— start GIVEN DATA —
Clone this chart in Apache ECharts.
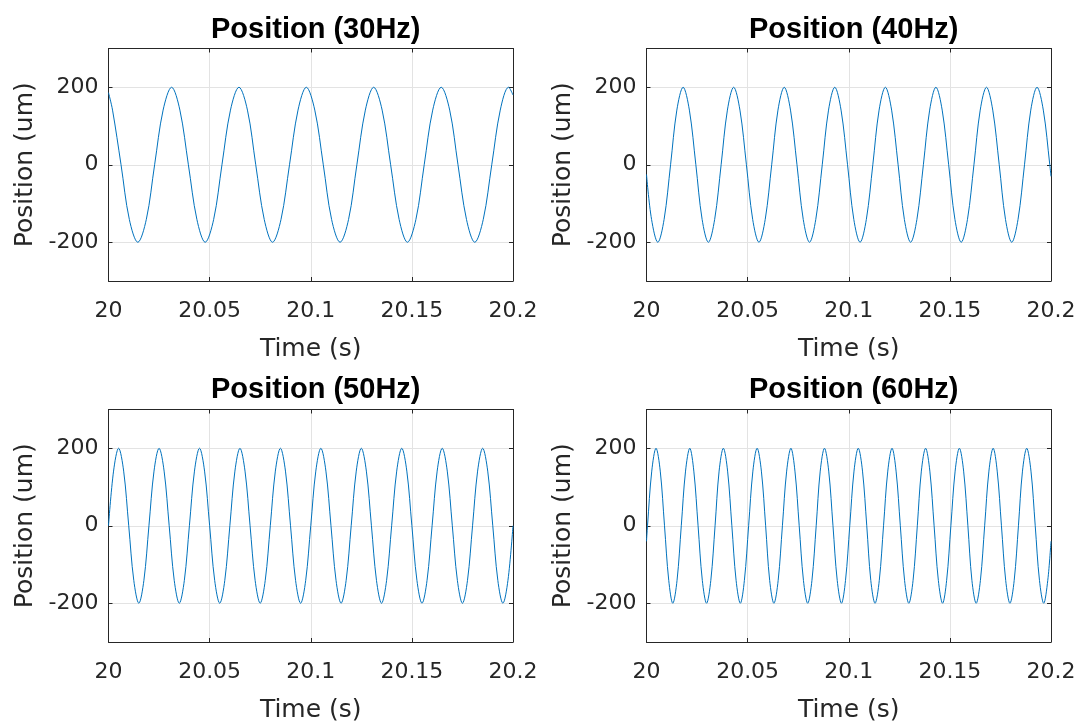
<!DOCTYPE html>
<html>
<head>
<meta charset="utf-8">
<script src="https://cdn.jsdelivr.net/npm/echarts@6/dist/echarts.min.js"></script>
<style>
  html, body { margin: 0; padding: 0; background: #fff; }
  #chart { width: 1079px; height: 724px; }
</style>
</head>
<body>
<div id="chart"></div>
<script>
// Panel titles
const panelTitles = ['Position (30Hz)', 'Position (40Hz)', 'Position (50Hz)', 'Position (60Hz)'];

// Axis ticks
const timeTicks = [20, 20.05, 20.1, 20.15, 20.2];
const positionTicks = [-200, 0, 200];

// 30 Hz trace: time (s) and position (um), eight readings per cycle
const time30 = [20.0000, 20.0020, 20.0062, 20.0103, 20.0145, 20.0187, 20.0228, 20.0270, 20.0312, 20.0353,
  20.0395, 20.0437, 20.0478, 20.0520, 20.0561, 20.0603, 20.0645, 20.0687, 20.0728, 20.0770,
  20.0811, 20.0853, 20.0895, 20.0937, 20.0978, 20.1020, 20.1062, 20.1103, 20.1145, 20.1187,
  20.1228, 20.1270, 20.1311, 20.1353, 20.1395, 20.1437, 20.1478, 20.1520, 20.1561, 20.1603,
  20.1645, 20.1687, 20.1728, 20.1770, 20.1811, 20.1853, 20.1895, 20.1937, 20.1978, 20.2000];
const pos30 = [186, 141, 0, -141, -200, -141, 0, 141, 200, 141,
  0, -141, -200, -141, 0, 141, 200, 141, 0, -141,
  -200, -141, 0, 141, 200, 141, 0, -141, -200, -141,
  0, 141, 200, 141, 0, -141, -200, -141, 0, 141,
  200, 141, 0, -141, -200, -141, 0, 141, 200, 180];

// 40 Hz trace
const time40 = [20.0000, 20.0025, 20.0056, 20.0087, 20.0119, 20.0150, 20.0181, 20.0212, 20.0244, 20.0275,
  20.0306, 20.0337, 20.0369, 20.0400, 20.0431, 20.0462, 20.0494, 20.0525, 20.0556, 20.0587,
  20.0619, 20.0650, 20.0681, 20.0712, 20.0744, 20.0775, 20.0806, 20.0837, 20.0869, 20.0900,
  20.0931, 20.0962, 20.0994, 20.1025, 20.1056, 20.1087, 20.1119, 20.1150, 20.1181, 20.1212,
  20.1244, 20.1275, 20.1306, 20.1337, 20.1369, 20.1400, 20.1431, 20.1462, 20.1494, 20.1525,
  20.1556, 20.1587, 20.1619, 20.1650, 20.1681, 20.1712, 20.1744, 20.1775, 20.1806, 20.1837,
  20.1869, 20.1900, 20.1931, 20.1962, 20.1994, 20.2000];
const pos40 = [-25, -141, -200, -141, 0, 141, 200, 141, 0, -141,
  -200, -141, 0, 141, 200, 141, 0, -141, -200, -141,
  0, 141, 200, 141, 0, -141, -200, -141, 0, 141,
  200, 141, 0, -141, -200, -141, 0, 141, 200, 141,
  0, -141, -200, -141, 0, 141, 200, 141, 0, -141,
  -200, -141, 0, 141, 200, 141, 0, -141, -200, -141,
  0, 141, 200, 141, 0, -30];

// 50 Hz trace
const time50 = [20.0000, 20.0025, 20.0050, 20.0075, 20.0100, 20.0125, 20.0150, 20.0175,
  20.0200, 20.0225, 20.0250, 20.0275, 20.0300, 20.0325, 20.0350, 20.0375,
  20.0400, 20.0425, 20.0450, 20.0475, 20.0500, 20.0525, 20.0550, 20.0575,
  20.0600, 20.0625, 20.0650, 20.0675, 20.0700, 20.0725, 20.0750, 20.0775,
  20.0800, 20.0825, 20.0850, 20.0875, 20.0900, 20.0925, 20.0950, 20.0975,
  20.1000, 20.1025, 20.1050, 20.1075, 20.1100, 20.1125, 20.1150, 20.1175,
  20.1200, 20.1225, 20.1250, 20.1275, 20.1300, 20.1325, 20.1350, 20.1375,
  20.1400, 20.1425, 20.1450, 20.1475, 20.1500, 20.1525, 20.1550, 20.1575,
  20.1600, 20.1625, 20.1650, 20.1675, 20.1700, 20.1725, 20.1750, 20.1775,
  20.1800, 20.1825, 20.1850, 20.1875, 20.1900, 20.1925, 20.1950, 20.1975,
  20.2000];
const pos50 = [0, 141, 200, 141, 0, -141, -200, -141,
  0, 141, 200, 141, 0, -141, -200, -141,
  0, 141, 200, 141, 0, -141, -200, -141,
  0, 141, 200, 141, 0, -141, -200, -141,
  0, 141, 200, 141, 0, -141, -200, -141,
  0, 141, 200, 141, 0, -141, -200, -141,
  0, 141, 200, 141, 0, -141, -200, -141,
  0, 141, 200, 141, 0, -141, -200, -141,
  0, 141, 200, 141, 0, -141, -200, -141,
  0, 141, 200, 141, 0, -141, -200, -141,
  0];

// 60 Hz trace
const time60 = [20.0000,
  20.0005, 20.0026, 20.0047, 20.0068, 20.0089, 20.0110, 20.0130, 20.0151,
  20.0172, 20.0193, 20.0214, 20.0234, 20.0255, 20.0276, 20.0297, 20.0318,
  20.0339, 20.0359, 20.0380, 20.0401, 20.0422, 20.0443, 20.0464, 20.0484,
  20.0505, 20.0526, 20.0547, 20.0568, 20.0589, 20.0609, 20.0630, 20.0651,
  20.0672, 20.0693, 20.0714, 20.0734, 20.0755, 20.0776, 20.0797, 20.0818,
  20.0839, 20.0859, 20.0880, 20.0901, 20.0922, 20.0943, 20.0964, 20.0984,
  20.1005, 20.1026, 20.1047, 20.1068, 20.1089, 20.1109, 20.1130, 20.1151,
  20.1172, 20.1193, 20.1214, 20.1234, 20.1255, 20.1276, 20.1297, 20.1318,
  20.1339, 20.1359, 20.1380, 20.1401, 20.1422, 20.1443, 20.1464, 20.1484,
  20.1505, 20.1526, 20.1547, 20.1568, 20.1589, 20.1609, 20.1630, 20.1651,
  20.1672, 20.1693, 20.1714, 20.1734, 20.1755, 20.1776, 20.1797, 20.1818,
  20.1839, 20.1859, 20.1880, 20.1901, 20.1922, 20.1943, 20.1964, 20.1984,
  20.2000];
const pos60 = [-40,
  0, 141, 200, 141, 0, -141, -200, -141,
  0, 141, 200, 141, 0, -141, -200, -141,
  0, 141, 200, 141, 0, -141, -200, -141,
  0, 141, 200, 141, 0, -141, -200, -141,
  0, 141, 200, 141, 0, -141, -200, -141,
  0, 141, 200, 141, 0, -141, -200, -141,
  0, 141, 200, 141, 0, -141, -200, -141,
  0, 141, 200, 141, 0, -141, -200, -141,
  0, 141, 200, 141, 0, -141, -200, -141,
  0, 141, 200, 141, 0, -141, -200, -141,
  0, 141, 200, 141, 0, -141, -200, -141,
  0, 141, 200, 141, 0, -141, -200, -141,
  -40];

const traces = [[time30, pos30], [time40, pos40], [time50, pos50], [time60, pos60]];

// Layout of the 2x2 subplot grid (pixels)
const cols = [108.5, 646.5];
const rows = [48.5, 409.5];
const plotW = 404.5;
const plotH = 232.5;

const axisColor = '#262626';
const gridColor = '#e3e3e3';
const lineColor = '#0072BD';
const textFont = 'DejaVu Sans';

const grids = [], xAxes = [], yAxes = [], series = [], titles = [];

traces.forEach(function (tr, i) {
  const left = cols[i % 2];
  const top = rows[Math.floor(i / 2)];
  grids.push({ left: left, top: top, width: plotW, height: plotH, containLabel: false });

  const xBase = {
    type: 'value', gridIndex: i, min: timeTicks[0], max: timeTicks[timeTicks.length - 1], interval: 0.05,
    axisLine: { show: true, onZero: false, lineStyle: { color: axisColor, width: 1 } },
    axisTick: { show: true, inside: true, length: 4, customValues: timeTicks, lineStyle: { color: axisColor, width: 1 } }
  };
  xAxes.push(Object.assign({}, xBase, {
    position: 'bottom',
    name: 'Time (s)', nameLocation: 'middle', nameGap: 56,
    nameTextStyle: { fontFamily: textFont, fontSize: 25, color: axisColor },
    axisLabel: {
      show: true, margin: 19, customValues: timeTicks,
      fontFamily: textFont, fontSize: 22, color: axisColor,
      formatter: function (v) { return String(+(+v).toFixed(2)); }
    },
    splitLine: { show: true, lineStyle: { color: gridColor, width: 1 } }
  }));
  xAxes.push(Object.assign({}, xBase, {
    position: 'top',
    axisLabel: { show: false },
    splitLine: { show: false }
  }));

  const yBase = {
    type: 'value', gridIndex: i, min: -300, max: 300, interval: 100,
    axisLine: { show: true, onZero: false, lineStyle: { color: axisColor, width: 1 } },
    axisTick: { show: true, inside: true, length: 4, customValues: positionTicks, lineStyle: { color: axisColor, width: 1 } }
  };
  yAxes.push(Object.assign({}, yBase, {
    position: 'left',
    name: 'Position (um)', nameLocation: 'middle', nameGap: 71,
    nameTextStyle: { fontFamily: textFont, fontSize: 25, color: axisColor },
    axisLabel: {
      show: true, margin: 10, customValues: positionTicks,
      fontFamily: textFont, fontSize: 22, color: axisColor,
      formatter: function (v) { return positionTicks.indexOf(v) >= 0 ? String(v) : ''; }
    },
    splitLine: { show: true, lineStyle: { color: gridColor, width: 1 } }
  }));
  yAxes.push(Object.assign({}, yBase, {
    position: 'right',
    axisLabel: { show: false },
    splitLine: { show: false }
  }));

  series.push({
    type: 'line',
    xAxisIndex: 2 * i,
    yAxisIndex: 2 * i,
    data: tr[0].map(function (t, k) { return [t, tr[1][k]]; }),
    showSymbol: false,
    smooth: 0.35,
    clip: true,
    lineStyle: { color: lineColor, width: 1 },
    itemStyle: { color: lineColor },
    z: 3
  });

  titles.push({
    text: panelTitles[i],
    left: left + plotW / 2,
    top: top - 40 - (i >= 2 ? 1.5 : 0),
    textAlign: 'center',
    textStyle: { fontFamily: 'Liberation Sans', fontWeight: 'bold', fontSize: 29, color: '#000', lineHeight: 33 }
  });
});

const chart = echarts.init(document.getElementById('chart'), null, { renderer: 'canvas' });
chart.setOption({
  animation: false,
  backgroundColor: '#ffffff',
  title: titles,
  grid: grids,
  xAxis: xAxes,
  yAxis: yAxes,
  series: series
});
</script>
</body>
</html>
— end GIVEN DATA —
— start GIVEN DATA —
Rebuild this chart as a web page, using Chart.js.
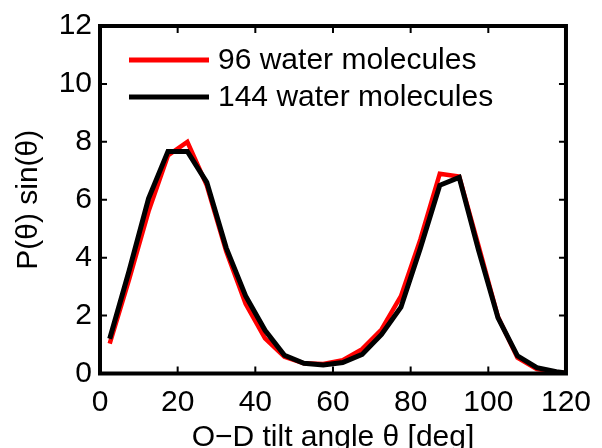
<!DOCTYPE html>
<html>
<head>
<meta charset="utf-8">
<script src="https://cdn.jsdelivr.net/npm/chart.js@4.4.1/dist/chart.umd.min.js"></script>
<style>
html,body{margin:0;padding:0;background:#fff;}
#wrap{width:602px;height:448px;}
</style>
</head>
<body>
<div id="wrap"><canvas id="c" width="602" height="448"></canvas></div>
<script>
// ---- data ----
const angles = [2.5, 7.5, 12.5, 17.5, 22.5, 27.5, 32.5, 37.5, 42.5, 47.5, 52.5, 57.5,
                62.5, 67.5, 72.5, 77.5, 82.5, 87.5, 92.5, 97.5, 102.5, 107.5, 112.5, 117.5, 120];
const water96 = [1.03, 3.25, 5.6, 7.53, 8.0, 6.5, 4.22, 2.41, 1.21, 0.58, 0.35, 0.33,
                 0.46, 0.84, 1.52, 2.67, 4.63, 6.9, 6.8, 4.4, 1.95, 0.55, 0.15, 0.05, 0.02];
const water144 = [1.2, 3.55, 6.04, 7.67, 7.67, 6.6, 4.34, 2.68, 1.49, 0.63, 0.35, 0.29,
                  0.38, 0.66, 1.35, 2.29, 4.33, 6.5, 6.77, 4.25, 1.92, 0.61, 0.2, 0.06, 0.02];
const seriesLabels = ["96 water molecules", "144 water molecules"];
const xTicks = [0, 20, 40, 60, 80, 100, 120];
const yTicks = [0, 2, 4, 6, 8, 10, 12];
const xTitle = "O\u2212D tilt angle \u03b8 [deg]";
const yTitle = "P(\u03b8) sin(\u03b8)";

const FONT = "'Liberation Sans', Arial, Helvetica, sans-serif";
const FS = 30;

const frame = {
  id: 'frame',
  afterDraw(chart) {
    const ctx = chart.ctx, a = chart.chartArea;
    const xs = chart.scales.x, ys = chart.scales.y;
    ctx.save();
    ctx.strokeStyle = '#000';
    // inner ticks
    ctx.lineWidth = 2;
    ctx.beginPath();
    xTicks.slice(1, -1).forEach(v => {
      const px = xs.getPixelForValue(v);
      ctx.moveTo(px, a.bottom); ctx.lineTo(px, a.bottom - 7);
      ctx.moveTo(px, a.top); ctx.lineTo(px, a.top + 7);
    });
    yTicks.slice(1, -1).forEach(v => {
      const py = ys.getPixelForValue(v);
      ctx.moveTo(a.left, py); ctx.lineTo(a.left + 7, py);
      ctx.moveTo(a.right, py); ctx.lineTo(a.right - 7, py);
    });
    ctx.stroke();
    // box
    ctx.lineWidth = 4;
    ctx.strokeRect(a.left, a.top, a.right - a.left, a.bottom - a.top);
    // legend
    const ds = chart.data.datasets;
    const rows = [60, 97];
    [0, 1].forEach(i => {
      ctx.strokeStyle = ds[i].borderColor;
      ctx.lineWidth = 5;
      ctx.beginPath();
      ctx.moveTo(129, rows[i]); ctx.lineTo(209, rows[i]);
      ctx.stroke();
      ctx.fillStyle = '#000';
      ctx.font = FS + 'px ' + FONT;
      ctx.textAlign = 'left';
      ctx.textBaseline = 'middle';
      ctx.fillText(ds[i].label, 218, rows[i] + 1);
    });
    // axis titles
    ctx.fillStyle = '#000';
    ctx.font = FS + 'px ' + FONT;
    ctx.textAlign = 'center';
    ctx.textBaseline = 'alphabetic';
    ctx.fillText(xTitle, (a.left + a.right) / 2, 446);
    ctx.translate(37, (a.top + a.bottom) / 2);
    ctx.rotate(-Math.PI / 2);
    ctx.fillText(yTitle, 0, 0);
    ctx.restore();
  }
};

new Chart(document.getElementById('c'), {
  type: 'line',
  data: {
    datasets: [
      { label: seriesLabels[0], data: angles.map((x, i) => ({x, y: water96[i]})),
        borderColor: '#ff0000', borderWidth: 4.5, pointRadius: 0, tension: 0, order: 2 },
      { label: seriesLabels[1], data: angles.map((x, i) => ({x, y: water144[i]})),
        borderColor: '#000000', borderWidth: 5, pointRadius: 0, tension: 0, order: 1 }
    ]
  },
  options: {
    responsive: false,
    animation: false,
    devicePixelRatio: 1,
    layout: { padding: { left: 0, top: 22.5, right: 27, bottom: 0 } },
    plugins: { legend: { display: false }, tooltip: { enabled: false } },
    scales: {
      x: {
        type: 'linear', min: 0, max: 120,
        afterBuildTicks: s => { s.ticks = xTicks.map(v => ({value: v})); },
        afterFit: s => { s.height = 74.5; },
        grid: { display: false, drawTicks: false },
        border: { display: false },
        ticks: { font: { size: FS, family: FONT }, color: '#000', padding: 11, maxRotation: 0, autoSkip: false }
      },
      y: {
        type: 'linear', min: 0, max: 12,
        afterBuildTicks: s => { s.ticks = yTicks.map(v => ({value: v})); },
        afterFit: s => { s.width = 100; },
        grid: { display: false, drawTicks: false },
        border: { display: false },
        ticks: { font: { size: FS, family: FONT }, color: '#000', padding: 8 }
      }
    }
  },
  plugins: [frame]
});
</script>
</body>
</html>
— end GIVEN DATA —
Report the number of lines containing the string "this" and add nothing to it.

**RESULT:** 2